WRITTEN PROBLEM: Omit the pictures and output every entry below exactly as written.

╔══

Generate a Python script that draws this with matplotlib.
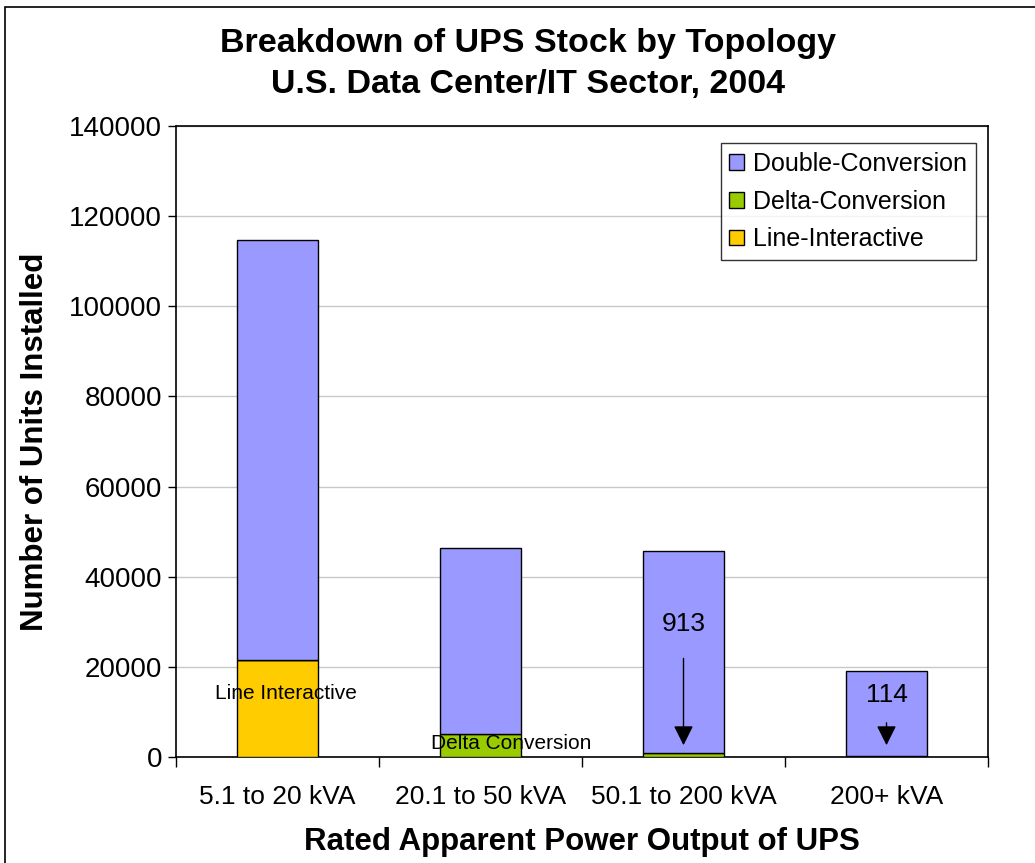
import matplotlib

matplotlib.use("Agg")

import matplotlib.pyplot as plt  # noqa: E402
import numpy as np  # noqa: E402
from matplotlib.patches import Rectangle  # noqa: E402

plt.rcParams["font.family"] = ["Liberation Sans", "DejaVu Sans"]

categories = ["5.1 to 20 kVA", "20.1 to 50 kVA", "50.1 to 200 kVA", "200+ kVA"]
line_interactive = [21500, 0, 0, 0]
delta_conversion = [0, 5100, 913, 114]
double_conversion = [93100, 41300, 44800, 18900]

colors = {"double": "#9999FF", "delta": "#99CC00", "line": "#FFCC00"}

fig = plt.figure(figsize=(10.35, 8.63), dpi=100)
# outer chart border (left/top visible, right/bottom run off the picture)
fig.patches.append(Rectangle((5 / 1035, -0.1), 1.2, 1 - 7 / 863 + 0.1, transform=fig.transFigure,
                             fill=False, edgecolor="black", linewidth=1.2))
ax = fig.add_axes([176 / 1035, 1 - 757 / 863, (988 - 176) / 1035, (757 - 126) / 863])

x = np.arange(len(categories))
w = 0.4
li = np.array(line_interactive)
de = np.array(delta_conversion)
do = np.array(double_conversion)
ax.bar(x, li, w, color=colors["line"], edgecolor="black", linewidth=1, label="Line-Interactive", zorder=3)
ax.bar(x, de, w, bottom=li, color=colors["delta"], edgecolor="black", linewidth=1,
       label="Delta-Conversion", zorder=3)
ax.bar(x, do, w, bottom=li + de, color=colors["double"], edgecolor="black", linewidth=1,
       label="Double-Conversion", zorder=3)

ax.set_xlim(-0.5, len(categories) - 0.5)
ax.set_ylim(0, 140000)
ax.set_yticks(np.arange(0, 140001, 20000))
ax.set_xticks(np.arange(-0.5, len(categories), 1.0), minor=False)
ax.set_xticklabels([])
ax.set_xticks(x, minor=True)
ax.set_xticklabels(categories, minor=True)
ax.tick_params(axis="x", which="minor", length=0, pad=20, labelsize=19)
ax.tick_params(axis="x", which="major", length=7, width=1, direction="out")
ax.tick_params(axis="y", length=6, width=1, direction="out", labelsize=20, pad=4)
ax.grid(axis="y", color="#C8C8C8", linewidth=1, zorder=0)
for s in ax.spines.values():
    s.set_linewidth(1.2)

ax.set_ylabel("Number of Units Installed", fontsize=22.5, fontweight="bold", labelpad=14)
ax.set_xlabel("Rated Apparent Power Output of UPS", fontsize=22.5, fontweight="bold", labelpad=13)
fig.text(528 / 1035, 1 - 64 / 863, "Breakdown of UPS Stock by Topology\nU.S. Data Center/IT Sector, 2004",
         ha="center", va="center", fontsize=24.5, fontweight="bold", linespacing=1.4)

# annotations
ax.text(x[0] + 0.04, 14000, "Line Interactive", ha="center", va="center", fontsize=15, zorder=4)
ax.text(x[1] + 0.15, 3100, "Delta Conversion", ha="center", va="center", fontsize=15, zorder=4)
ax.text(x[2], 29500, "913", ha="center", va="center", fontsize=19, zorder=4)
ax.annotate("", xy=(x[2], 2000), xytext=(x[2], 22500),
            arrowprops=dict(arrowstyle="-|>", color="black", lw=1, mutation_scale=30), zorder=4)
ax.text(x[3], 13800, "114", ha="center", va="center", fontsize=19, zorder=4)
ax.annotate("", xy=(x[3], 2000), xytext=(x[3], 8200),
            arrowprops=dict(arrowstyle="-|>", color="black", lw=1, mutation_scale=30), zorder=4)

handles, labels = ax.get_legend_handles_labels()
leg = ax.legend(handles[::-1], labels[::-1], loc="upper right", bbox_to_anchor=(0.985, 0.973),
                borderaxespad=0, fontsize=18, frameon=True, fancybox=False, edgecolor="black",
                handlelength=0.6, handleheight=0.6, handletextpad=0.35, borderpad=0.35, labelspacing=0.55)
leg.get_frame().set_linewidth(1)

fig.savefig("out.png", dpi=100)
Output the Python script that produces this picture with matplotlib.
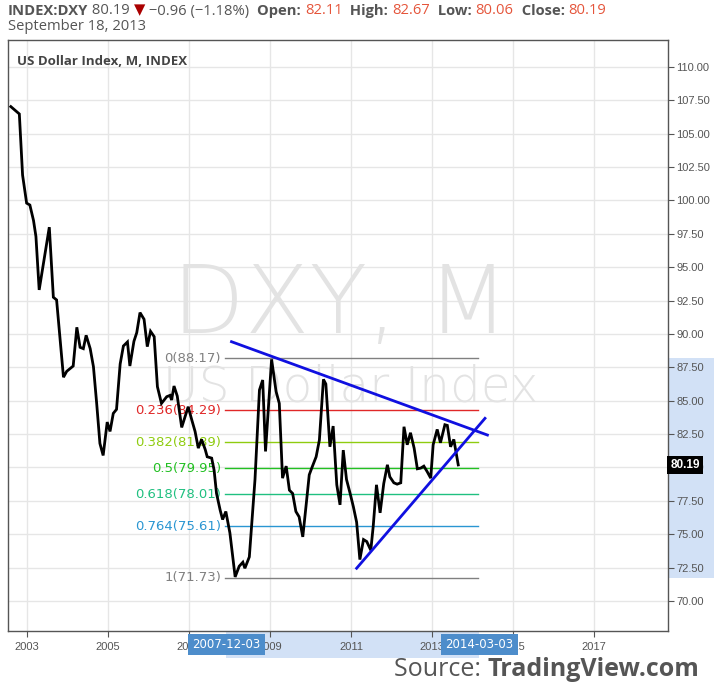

╚══

REPLY TO THE TASK:
Generate a Python script that draws this with matplotlib.
import matplotlib

matplotlib.use("Agg")

import matplotlib.pyplot as plt  # noqa: E402
import numpy as np  # noqa: E402
from matplotlib.patches import Rectangle  # noqa: E402

plt.rcParams["font.family"] = ["Liberation Sans", "DejaVu Sans"]

categories = ["5.1 to 20 kVA", "20.1 to 50 kVA", "50.1 to 200 kVA", "200+ kVA"]
line_interactive = [21500, 0, 0, 0]
delta_conversion = [0, 5100, 913, 114]
double_conversion = [93100, 41300, 44800, 18900]

colors = {"double": "#9999FF", "delta": "#99CC00", "line": "#FFCC00"}

fig = plt.figure(figsize=(10.35, 8.63), dpi=100)
# outer chart border (left/top visible, right/bottom run off the picture)
fig.patches.append(Rectangle((5 / 1035, -0.1), 1.2, 1 - 7 / 863 + 0.1, transform=fig.transFigure,
                             fill=False, edgecolor="black", linewidth=1.2))
ax = fig.add_axes([176 / 1035, 1 - 757 / 863, (988 - 176) / 1035, (757 - 126) / 863])

x = np.arange(len(categories))
w = 0.4
li = np.array(line_interactive)
de = np.array(delta_conversion)
do = np.array(double_conversion)
ax.bar(x, li, w, color=colors["line"], edgecolor="black", linewidth=1, label="Line-Interactive", zorder=3)
ax.bar(x, de, w, bottom=li, color=colors["delta"], edgecolor="black", linewidth=1,
       label="Delta-Conversion", zorder=3)
ax.bar(x, do, w, bottom=li + de, color=colors["double"], edgecolor="black", linewidth=1,
       label="Double-Conversion", zorder=3)

ax.set_xlim(-0.5, len(categories) - 0.5)
ax.set_ylim(0, 140000)
ax.set_yticks(np.arange(0, 140001, 20000))
ax.set_xticks(np.arange(-0.5, len(categories), 1.0), minor=False)
ax.set_xticklabels([])
ax.set_xticks(x, minor=True)
ax.set_xticklabels(categories, minor=True)
ax.tick_params(axis="x", which="minor", length=0, pad=20, labelsize=19)
ax.tick_params(axis="x", which="major", length=7, width=1, direction="out")
ax.tick_params(axis="y", length=6, width=1, direction="out", labelsize=20, pad=4)
ax.grid(axis="y", color="#C8C8C8", linewidth=1, zorder=0)
for s in ax.spines.values():
    s.set_linewidth(1.2)

ax.set_ylabel("Number of Units Installed", fontsize=22.5, fontweight="bold", labelpad=14)
ax.set_xlabel("Rated Apparent Power Output of UPS", fontsize=22.5, fontweight="bold", labelpad=13)
fig.text(528 / 1035, 1 - 64 / 863, "Breakdown of UPS Stock by Topology\nU.S. Data Center/IT Sector, 2004",
         ha="center", va="center", fontsize=24.5, fontweight="bold", linespacing=1.4)

# annotations
ax.text(x[0] + 0.04, 14000, "Line Interactive", ha="center", va="center", fontsize=15, zorder=4)
ax.text(x[1] + 0.15, 3100, "Delta Conversion", ha="center", va="center", fontsize=15, zorder=4)
ax.text(x[2], 29500, "913", ha="center", va="center", fontsize=19, zorder=4)
ax.annotate("", xy=(x[2], 2000), xytext=(x[2], 22500),
            arrowprops=dict(arrowstyle="-|>", color="black", lw=1, mutation_scale=30), zorder=4)
ax.text(x[3], 13800, "114", ha="center", va="center", fontsize=19, zorder=4)
ax.annotate("", xy=(x[3], 2000), xytext=(x[3], 8200),
            arrowprops=dict(arrowstyle="-|>", color="black", lw=1, mutation_scale=30), zorder=4)

handles, labels = ax.get_legend_handles_labels()
leg = ax.legend(handles[::-1], labels[::-1], loc="upper right", bbox_to_anchor=(0.985, 0.973),
                borderaxespad=0, fontsize=18, frameon=True, fancybox=False, edgecolor="black",
                handlelength=0.6, handleheight=0.6, handletextpad=0.35, borderpad=0.35, labelspacing=0.55)
leg.get_frame().set_linewidth(1)

fig.savefig("out.png", dpi=100)
Output the Python script that produces this picture with matplotlib.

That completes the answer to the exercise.